Japan and Korea are cultural cousins, with ties that go back thousands of years. Their
languages, customs and even cityscapes bear striking resemblances. Not surprisingly,
Japan is the biggest overseas non-expat market for Korean popular culture, including
films. But as the recent Japan release of  Kang Je-gyu's war drama Brotherhood
(Taegukgi) shows, gaps still exist in the way Japanese and Koreans consume each other's
cultural products. Released in Korea in February, this film about two brothers who end up
fighting on opposite sides in the Korean War soared to 10 million admissions in only 39
days and started a national conversation about the war and its aftermath.

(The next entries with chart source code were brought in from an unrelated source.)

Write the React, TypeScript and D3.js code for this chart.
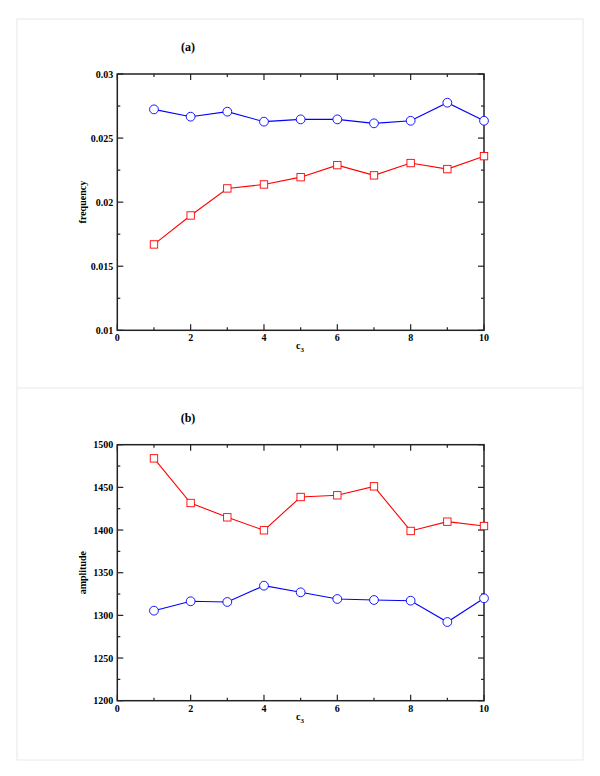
import React from "react";
import * as d3 from "d3";

const xValues = [1, 2, 3, 4, 5, 6, 7, 8, 9, 10];
const freqBlue = [0.02724, 0.02667, 0.02706, 0.02628, 0.02646, 0.02646, 0.02615, 0.02635, 0.02776, 0.02635];
const freqRed = [0.0167, 0.01896, 0.02107, 0.02138, 0.02195, 0.02289, 0.02209, 0.02305, 0.02258, 0.02359];
const ampBlue = [1305.5, 1316.5, 1315.7, 1334.8, 1327, 1319.2, 1318, 1317.2, 1292.2, 1320];
const ampRed = [1484, 1431.7, 1414.9, 1399.7, 1438.7, 1440.7, 1451.2, 1398.9, 1409.8, 1404.7];
const xMajorTicks = [0, 2, 4, 6, 8, 10];
const xMinorTicks = [1, 3, 5, 7, 9];
const freqMajorTicks = [0.01, 0.015, 0.02, 0.025, 0.03];
const freqTickLabels = ["0.01", "0.015", "0.02", "0.025", "0.03"];
const freqMinorTicks = [0.0125, 0.0175, 0.0225, 0.0275];
const ampMajorTicks = [1200, 1250, 1300, 1350, 1400, 1450, 1500];
const ampTickLabels = ["1200", "1250", "1300", "1350", "1400", "1450", "1500"];
const ampMinorTicks = [1225, 1275, 1325, 1375, 1425, 1475];

const FONT = "Liberation Serif";
const AXIS = "#222";
const BLUE = "#0000ff";
const RED = "#ff0000";

type PanelProps = {
  top: number;
  bottom: number;
  title: string;
  yLabel: string;
  yDomain: [number, number];
  yMajor: number[];
  yLabels: string[];
  yMinor: number[];
  blue: number[];
  red: number[];
};

const X0 = 117.3;
const X1 = 484;

function Panel(p: PanelProps) {
  const x = d3.scaleLinear().domain([0, 10]).range([X0, X1]);
  const y = d3.scaleLinear().domain(p.yDomain).range([p.bottom, p.top]);
  const line = d3
    .line<number>()
    .x((_, i) => x(xValues[i]))
    .y((d) => y(d));
  const maj = 6;
  const min = 3;
  return (
    <g>
      <text x={188} y={p.top - 23} fontFamily={FONT} fontWeight="bold" fontSize={12} textAnchor="middle">
        {p.title}
      </text>
      {xMajorTicks.map((t) => (
        <g key={"xm" + t}>
          <line x1={x(t)} x2={x(t)} y1={p.bottom} y2={p.bottom - maj} stroke={AXIS} strokeWidth={1.2} />
          <line x1={x(t)} x2={x(t)} y1={p.top} y2={p.top + maj} stroke={AXIS} strokeWidth={1.2} />
          <text x={x(t)} y={p.bottom + 11} fontFamily={FONT} fontWeight="bold" fontSize={10} textAnchor="middle">
            {t}
          </text>
        </g>
      ))}
      {xMinorTicks.map((t) => (
        <g key={"xn" + t}>
          <line x1={x(t)} x2={x(t)} y1={p.bottom} y2={p.bottom - min} stroke={AXIS} strokeWidth={1.2} />
          <line x1={x(t)} x2={x(t)} y1={p.top} y2={p.top + min} stroke={AXIS} strokeWidth={1.2} />
        </g>
      ))}
      {p.yMajor.map((t, i) => (
        <g key={"ym" + t}>
          <line x1={X0} x2={X0 + maj} y1={y(t)} y2={y(t)} stroke={AXIS} strokeWidth={1.2} />
          <line x1={X1} x2={X1 - maj} y1={y(t)} y2={y(t)} stroke={AXIS} strokeWidth={1.2} />
          <text x={X0 - 4} y={y(t) + 3.5} fontFamily={FONT} fontWeight="bold" fontSize={10} textAnchor="end">
            {p.yLabels[i]}
          </text>
        </g>
      ))}
      {p.yMinor.map((t) => (
        <g key={"yn" + t}>
          <line x1={X0} x2={X0 + min} y1={y(t)} y2={y(t)} stroke={AXIS} strokeWidth={1.2} />
          <line x1={X1} x2={X1 - min} y1={y(t)} y2={y(t)} stroke={AXIS} strokeWidth={1.2} />
        </g>
      ))}
      <rect x={X0} y={p.top} width={X1 - X0} height={p.bottom - p.top} fill="none" stroke={AXIS} strokeWidth={1.5} />
      <text
        transform={`translate(86,${(p.top + p.bottom) / 2}) rotate(-90)`}
        fontFamily={FONT}
        fontWeight="bold"
        fontSize={10}
        textAnchor="middle"
      >
        {p.yLabel}
      </text>
      <text x={300} y={p.bottom + 19} fontFamily={FONT} fontWeight="bold" fontSize={10} textAnchor="middle">
        c<tspan fontSize={7} dy={3}>3</tspan>
      </text>
      <path d={line(p.blue) || ""} fill="none" stroke={BLUE} strokeWidth={1.1} />
      <path d={line(p.red) || ""} fill="none" stroke={RED} strokeWidth={1.1} />
      {p.blue.map((v, i) => (
        <circle key={"c" + i} cx={x(xValues[i])} cy={y(v)} r={4.4} fill="white" stroke={BLUE} strokeWidth={0.9} />
      ))}
      {p.red.map((v, i) => (
        <rect
          key={"s" + i}
          x={x(xValues[i]) - 3.7}
          y={y(v) - 3.7}
          width={7.4}
          height={7.4}
          fill="white"
          stroke={RED}
          strokeWidth={0.9}
        />
      ))}
    </g>
  );
}

export default function App() {
  return (
    <svg
      width={600}
      height={776}
      style={{ position: "absolute", left: 0, top: 0, background: "white" }}
    >
      <rect x={0} y={0} width={600} height={776} fill="white" />
      <rect x={17} y={19} width={566} height={741} fill="none" stroke="#e8e8e8" strokeWidth={1} />
      <line x1={17} x2={583} y1={388} y2={388} stroke="#e8e8e8" strokeWidth={1} />
      <Panel
        top={74}
        bottom={330.3}
        title="(a)"
        yLabel="frequency"
        yDomain={[0.01, 0.03]}
        yMajor={freqMajorTicks}
        yLabels={freqTickLabels}
        yMinor={freqMinorTicks}
        blue={freqBlue}
        red={freqRed}
      />
      <Panel
        top={444.7}
        bottom={700.7}
        title="(b)"
        yLabel="amplitude"
        yDomain={[1200, 1500]}
        yMajor={ampMajorTicks}
        yLabels={ampTickLabels}
        yMinor={ampMinorTicks}
        blue={ampBlue}
        red={ampRed}
      />
    </svg>
  );
}
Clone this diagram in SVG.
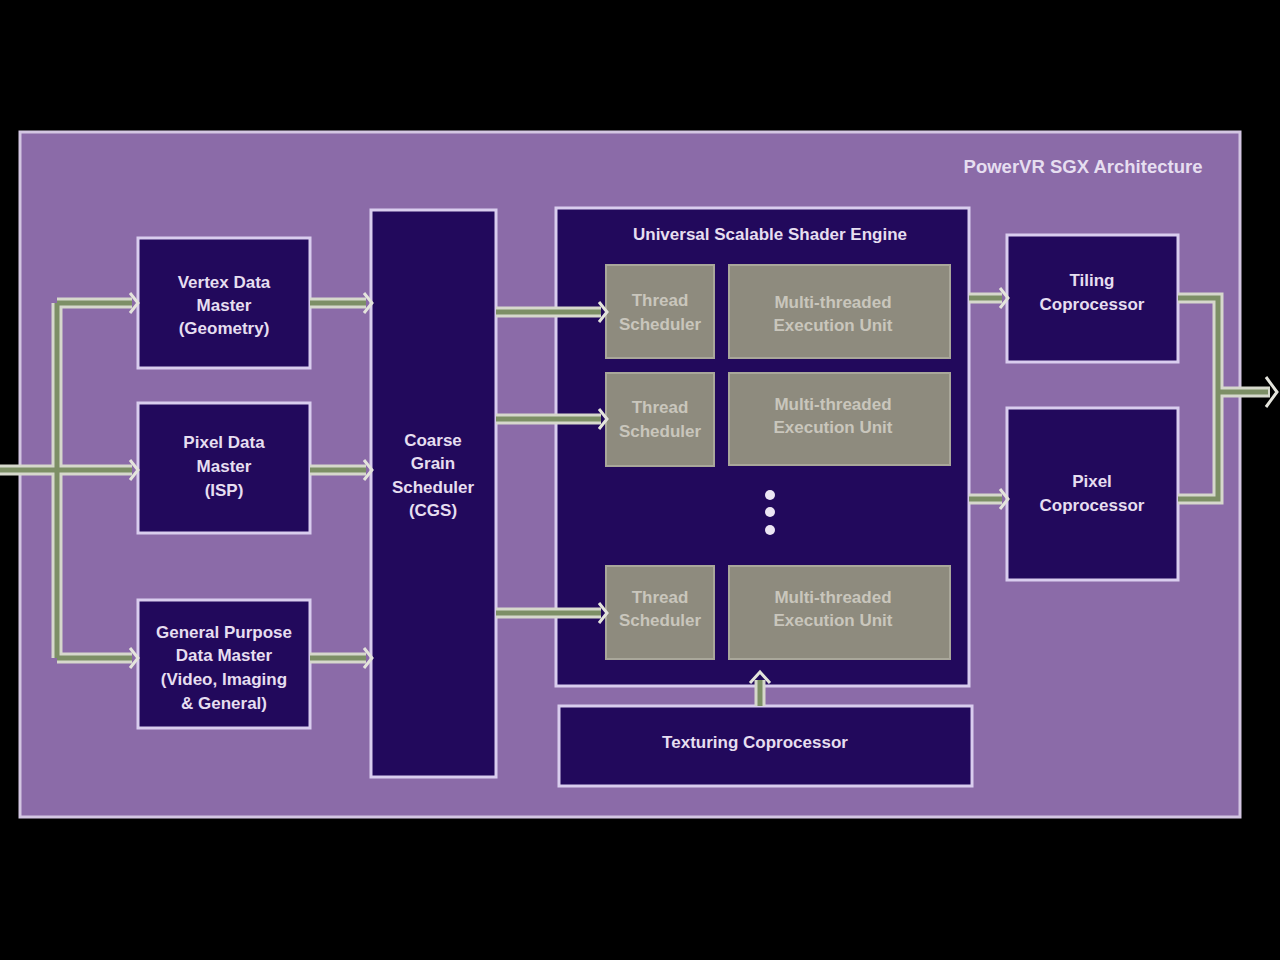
<svg xmlns="http://www.w3.org/2000/svg" width="1280" height="960" viewBox="0 0 1280 960">
<defs>
<style>
.box{fill:#22095c;stroke:#d9cdee;stroke-width:3}
.gray{fill:#8e8b7e;stroke:#a9a79a;stroke-width:2}
.t{font-family:"Liberation Sans",Arial,sans-serif;font-weight:bold;font-size:17px;fill:#e6def0;text-anchor:middle}
.tg{font-family:"Liberation Sans",Arial,sans-serif;font-weight:bold;font-size:17px;fill:#c9c6bc;text-anchor:middle}
.po{fill:none;stroke:#d6d8cc;stroke-width:11;stroke-linejoin:miter}
.pi{fill:none;stroke:#7d8f66;stroke-width:5;stroke-linejoin:miter}
.ah{fill:none;stroke:#e4e4dc;stroke-width:3;stroke-linejoin:miter}
</style>
</defs>
<rect x="0" y="0" width="1280" height="960" fill="#000"/>
<rect id="panel" x="20" y="132" width="1220" height="685" fill="#8b6ba8" stroke="#d3c6e2" stroke-width="3"/>
<text class="t" x="1083" y="173" style="font-size:18.5px">PowerVR SGX Architecture</text>

<g id="vertex-data-master">
<rect class="box" x="138" y="238" width="172" height="130"/>
<text class="t" x="224" y="288">Vertex Data</text>
<text class="t" x="224" y="311">Master</text>
<text class="t" x="224" y="334">(Geometry)</text>
</g>
<g id="pixel-data-master">
<rect class="box" x="138" y="403" width="172" height="130"/>
<text class="t" x="224" y="448">Pixel Data</text>
<text class="t" x="224" y="472">Master</text>
<text class="t" x="224" y="496">(ISP)</text>
</g>
<g id="general-purpose-data-master">
<rect class="box" x="138" y="600" width="172" height="128"/>
<text class="t" x="224" y="638">General Purpose</text>
<text class="t" x="224" y="661">Data Master</text>
<text class="t" x="224" y="685">(Video, Imaging</text>
<text class="t" x="224" y="709">&amp; General)</text>
</g>
<g id="cgs">
<rect class="box" x="371" y="210" width="125" height="567"/>
<text class="t" x="433" y="446">Coarse</text>
<text class="t" x="433" y="469">Grain</text>
<text class="t" x="433" y="493">Scheduler</text>
<text class="t" x="433" y="516">(CGS)</text>
</g>
<g id="usse">
<rect class="box" x="556" y="208" width="413" height="478"/>
<text class="t" x="770" y="240">Universal Scalable Shader Engine</text>
<circle cx="770" cy="495" r="5" fill="#ece6f4"/>
<circle cx="770" cy="512" r="5" fill="#ece6f4"/>
<circle cx="770" cy="530" r="5" fill="#ece6f4"/>
</g>
<g id="thread-scheduler-1">
<rect class="gray" x="606" y="265" width="108" height="93"/>
<text class="tg" x="660" y="306">Thread</text>
<text class="tg" x="660" y="330">Scheduler</text>
</g>
<g id="execution-unit-1">
<rect class="gray" x="729" y="265" width="221" height="93"/>
<text class="tg" x="833" y="308">Multi-threaded</text>
<text class="tg" x="833" y="331">Execution Unit</text>
</g>
<g id="thread-scheduler-2">
<rect class="gray" x="606" y="373" width="108" height="93"/>
<text class="tg" x="660" y="413">Thread</text>
<text class="tg" x="660" y="437">Scheduler</text>
</g>
<g id="execution-unit-2">
<rect class="gray" x="729" y="373" width="221" height="92"/>
<text class="tg" x="833" y="410">Multi-threaded</text>
<text class="tg" x="833" y="433">Execution Unit</text>
</g>
<g id="thread-scheduler-3">
<rect class="gray" x="606" y="566" width="108" height="93"/>
<text class="tg" x="660" y="603">Thread</text>
<text class="tg" x="660" y="626">Scheduler</text>
</g>
<g id="execution-unit-3">
<rect class="gray" x="729" y="566" width="221" height="93"/>
<text class="tg" x="833" y="603">Multi-threaded</text>
<text class="tg" x="833" y="626">Execution Unit</text>
</g>
<g id="texturing-coprocessor">
<rect class="box" x="559" y="706" width="413" height="80"/>
<text class="t" x="755" y="748">Texturing Coprocessor</text>
</g>
<g id="tiling-coprocessor">
<rect class="box" x="1007" y="235" width="171" height="127"/>
<text class="t" x="1092" y="286">Tiling</text>
<text class="t" x="1092" y="310">Coprocessor</text>
</g>
<g id="pixel-coprocessor">
<rect class="box" x="1007" y="408" width="171" height="172"/>
<text class="t" x="1092" y="487">Pixel</text>
<text class="t" x="1092" y="511">Coprocessor</text>
</g>

<g id="connectors">
<path class="po" d="M0,470 H57 M57,303 V658 M57,303 H132 M57,470 H132 M57,658 H132"/>
<path class="po" d="M310,303 H366 M310,470 H366 M310,658 H366"/>
<path class="po" d="M496,312 H601 M496,419 H601 M496,613 H601"/>
<path class="po" d="M969,298 H1002 M969,499 H1002"/>
<path class="po" d="M1178,298 H1218 V499 H1178 M1218,392 H1270"/>
<path class="po" d="M760,706 V680"/>
<path class="pi" d="M0,470 H57 M57,303 V658 M57,303 H132 M57,470 H132 M57,658 H132"/>
<path class="pi" d="M310,303 H366 M310,470 H366 M310,658 H366"/>
<path class="pi" d="M496,312 H601 M496,419 H601 M496,613 H601"/>
<path class="pi" d="M969,298 H1002 M969,499 H1002"/>
<path class="pi" d="M1178,298 H1218 V499 H1178 M1218,392 H1268"/>
<path class="pi" d="M760,706 V680"/>
<g class="ah">
<path d="M130,293 L138,303 L130,313"/>
<path d="M130,460 L138,470 L130,480"/>
<path d="M130,648 L138,658 L130,668"/>
<path d="M364,293 L372,303 L364,313"/>
<path d="M364,460 L372,470 L364,480"/>
<path d="M364,648 L372,658 L364,668"/>
<path d="M599,302 L607,312 L599,322"/>
<path d="M599,409 L607,419 L599,429"/>
<path d="M599,603 L607,613 L599,623"/>
<path d="M1000,288 L1008,298 L1000,308"/>
<path d="M1000,489 L1008,499 L1000,509"/>
<path d="M1266,377 L1277,392 L1266,407"/>
<path d="M750,683 L760,672 L770,683"/>
</g>
</g>
</svg>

Released in Japan by UIP on June 26, Brotherhood was expected to surpass the Japanese
box office record for a Korean film of Y1.85 billion ($17.0 million) set in 2000 by Shiri,
a spy thriller also directed by Kang. But while debuting strongly on the nine-major-cities
chart, with a screen average of $43,309, Brotherhood is, said a UIP publicist, "performing
a little below expectations." Japanese fans, he said are less interested in the film's titanic
battles, reminiscent of the D-Day assault in Saving Private Ryan, more in the drama of
two brothers separated by war and the two stars -- Jang Dong-gun and Won Bin -- who
play them. Both have become popular in Japan for their appearances in Korean TV
dramas, which have become hot import items following the smash ratings success of
Yoon Suk-ho's 2002 mini-series Winter Sonata on pubcaster NHK.

These two factors carry more weight with female fans, who account for 50 percent of the
film's audience -- just as UIP planned. "Japanese aren't that interested or familiar with
the Korean War," explained the publicist, "so we've tried to sell the film in other ways."
Meanwhile, Japanese films and TV dramas have struggled to find audiences in Korea. Six
months after the Korean government opened cable and satellite pay channels to
broadcasts of Japanese TV dramas in January, hardly any of the 40 aired have become
hits, according to a recent governmental survey. Only one, NTV's Gokusen, has passed
the 1 percent ratings mark considered the measure of a hit. Would a Japanese war movie
make a bigger impression? Don't count on it. Koreans still have bitter memories of the
long Japanese occupation of their country that ended in 1945 -- and are unlikely to thrill
to the Japanese counterparts of Jang and Won's uniformed characters, brothers or no.